Only the lines from the line containing "What matplotlib code" to the line containing "plt.rcParams['font.family'] = ['Liberation", with both of those lines, are to be repeated exactly. Leave the images out.
-- begin --
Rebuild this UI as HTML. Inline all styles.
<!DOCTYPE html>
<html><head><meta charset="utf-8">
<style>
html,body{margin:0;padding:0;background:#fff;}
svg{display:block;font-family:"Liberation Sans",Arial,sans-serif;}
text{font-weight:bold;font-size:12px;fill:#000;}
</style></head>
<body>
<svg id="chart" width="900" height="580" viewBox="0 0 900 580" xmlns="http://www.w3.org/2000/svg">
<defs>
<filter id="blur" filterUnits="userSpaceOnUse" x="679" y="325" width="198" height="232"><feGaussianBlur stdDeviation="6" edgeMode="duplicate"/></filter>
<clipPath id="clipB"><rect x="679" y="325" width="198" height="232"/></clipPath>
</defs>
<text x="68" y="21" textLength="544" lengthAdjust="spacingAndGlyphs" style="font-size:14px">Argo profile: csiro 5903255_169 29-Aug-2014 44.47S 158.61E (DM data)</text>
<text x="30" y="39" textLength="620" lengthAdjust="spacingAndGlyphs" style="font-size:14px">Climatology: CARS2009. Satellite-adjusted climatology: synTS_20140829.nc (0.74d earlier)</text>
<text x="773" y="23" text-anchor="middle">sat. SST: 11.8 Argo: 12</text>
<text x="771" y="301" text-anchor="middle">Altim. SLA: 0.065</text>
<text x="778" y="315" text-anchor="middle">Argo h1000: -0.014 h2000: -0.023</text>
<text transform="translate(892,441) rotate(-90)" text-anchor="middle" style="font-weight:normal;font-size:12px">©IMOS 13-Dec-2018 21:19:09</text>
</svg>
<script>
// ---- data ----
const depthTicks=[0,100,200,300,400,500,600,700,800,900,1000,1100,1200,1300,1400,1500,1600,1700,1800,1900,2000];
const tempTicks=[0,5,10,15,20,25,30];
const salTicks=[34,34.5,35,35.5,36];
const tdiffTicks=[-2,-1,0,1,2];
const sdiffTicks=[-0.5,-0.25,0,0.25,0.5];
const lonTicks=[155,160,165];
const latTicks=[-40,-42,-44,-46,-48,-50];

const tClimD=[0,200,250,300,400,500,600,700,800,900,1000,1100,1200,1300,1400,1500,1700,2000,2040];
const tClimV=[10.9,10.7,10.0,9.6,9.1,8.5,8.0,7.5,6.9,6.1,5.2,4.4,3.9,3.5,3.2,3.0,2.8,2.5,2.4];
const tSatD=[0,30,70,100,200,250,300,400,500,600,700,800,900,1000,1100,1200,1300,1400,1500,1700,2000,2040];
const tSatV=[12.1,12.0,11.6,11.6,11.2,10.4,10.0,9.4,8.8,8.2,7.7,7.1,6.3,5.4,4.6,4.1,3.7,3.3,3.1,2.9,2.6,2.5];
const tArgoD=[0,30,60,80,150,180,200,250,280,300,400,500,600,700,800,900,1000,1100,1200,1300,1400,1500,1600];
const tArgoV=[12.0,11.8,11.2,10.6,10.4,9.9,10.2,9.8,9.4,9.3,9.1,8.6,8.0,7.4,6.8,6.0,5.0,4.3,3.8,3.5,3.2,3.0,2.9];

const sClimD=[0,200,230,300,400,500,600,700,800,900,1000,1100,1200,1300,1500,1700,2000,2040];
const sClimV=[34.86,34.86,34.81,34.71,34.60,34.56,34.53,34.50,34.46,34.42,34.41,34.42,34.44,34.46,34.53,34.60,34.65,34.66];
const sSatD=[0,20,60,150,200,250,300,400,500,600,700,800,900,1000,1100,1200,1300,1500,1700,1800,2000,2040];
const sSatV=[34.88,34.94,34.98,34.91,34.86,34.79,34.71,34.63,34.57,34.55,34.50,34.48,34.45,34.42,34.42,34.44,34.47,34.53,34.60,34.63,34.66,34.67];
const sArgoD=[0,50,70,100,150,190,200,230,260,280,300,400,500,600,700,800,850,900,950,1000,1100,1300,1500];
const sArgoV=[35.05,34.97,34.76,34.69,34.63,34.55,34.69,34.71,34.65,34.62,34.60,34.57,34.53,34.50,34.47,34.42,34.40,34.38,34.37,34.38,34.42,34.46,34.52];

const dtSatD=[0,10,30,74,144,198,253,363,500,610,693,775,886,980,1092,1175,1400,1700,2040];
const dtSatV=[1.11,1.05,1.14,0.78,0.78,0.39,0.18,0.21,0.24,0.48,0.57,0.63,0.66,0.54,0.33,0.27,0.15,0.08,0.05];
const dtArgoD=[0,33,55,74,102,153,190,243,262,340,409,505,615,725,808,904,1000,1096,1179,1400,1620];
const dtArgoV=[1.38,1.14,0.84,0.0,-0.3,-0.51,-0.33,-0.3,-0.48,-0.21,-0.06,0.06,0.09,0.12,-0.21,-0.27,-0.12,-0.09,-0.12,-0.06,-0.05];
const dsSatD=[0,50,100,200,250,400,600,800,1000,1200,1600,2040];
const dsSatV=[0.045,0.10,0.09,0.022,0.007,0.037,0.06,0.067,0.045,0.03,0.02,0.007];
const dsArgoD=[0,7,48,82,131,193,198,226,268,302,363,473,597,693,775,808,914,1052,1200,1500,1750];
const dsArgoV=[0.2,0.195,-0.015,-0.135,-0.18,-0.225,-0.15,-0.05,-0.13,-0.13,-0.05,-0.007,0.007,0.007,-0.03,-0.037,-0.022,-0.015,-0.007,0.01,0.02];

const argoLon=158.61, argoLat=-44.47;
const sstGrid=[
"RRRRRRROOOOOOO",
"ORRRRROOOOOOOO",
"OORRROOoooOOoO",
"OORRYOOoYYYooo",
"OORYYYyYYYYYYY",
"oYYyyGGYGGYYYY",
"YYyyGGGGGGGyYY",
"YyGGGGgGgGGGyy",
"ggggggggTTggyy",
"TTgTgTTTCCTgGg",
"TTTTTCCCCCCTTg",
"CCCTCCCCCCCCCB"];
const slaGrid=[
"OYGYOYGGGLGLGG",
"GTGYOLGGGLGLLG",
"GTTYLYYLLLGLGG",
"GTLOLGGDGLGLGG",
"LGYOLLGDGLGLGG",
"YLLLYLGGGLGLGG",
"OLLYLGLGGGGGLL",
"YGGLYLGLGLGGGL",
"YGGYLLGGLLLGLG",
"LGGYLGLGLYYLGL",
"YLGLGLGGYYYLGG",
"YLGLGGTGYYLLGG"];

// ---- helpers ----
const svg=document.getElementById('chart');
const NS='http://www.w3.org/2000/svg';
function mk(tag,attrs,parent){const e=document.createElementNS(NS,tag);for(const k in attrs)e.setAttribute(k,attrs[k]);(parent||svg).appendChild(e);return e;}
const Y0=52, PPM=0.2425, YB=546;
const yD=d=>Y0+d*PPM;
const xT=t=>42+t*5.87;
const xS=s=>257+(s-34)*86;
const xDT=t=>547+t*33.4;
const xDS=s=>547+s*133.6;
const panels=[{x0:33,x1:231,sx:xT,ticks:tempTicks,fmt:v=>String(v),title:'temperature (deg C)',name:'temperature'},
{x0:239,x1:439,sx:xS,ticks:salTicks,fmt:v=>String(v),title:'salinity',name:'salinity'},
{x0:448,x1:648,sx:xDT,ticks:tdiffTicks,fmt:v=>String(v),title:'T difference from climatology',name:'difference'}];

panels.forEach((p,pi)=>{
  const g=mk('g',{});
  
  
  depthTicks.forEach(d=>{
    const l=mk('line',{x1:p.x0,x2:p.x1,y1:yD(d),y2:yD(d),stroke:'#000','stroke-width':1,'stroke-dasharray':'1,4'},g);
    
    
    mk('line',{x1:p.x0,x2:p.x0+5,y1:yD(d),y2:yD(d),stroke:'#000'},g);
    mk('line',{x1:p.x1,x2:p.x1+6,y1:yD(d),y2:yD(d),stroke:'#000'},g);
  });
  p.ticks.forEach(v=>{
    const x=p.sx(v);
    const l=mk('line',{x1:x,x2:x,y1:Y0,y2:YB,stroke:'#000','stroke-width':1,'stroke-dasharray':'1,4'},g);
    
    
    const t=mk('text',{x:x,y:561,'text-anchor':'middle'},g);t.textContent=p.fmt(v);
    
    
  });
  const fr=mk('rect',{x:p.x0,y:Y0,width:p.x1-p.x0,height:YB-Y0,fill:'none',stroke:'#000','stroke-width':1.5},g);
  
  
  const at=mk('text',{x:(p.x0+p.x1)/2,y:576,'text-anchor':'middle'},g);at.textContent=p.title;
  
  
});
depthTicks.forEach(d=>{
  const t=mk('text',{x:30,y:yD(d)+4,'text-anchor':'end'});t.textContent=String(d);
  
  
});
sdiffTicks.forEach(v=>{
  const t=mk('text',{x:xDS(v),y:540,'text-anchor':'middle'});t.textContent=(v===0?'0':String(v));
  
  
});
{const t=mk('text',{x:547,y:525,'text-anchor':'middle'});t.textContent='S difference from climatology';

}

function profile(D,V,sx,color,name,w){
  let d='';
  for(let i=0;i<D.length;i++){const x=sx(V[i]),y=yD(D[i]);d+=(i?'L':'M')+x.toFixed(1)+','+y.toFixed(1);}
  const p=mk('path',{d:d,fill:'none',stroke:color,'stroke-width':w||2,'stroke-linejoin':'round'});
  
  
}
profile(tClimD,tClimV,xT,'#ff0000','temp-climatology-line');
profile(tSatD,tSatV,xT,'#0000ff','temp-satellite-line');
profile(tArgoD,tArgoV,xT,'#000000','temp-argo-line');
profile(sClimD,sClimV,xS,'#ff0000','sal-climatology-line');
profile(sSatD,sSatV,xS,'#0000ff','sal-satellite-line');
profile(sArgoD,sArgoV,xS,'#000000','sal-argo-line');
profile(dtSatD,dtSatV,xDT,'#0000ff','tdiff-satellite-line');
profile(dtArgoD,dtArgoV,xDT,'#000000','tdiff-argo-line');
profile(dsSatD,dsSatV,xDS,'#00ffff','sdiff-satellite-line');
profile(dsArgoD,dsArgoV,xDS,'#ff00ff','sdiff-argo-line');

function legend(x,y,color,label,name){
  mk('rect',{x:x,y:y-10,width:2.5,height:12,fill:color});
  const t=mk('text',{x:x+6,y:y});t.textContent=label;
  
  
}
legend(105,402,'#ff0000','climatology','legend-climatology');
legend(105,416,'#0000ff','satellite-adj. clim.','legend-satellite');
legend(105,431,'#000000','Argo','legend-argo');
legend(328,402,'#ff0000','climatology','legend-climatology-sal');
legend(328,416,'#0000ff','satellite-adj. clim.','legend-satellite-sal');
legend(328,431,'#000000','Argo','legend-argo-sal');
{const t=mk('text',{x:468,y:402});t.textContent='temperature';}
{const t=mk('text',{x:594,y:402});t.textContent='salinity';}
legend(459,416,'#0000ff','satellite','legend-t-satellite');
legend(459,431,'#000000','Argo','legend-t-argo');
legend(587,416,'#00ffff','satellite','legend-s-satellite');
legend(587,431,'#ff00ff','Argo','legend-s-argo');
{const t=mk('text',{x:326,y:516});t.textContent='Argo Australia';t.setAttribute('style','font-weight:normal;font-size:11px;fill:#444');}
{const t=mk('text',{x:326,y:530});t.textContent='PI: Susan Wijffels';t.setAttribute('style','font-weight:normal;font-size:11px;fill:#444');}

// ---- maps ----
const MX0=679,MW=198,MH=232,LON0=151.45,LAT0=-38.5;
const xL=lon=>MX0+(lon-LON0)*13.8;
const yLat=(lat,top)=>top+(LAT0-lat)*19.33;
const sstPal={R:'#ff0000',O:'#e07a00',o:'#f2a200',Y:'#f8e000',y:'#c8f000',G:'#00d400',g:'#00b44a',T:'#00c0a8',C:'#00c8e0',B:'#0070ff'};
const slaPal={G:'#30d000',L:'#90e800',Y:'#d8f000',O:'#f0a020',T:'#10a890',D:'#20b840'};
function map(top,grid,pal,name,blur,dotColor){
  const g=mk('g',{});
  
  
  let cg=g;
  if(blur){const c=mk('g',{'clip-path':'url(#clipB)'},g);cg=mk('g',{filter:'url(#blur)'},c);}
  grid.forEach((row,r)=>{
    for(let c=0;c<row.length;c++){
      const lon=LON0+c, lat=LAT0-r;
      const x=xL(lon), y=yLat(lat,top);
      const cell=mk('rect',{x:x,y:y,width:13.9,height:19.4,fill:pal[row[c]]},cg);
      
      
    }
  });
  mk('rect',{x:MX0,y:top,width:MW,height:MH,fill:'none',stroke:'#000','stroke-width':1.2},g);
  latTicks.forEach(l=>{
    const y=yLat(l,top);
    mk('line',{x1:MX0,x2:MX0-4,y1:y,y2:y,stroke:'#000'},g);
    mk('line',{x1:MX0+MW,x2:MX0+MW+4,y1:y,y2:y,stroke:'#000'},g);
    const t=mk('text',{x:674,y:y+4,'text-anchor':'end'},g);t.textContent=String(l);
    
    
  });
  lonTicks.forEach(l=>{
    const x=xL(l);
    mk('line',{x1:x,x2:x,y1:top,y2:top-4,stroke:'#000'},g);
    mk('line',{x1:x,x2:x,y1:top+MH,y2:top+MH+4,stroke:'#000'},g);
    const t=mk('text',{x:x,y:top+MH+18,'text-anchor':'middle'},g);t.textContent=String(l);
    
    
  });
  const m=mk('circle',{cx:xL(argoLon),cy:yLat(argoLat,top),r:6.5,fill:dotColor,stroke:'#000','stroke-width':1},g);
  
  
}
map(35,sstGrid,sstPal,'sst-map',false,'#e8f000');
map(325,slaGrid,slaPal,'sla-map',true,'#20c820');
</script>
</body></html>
-- end --
-- begin --
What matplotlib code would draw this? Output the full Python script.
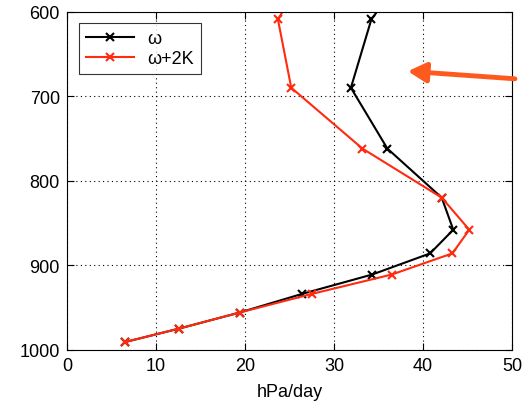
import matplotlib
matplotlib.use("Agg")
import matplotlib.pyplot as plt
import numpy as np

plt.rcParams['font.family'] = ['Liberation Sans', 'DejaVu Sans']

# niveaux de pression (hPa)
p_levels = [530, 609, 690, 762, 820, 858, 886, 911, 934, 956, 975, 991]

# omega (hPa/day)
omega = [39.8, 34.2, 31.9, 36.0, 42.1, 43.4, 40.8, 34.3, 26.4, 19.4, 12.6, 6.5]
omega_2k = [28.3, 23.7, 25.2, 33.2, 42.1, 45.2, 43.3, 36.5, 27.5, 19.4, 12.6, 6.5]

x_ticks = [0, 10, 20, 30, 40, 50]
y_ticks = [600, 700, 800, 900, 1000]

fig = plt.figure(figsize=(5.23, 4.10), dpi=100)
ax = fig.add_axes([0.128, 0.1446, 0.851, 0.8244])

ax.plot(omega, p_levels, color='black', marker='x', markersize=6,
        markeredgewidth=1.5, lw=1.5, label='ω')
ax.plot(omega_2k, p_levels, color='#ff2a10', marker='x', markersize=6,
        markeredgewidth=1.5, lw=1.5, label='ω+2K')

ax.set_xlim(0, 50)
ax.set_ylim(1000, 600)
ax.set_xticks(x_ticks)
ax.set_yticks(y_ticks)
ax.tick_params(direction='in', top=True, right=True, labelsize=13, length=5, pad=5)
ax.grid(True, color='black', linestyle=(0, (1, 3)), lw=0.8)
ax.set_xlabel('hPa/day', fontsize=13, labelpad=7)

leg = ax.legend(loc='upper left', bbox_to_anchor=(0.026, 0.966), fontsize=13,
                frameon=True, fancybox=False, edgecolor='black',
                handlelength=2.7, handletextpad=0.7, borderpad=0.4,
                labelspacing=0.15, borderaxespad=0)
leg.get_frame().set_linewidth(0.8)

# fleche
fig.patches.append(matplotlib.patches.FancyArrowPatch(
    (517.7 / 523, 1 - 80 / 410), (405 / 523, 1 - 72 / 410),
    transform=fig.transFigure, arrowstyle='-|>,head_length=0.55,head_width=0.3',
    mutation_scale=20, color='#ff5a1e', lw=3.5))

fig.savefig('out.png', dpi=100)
-- end --
Solution to this exercise:
What matplotlib code would draw this? Output the full Python script.
import matplotlib
matplotlib.use("Agg")
import matplotlib.pyplot as plt
import numpy as np

plt.rcParams['font.family'] = ['Liberation Sans', 'DejaVu Sans']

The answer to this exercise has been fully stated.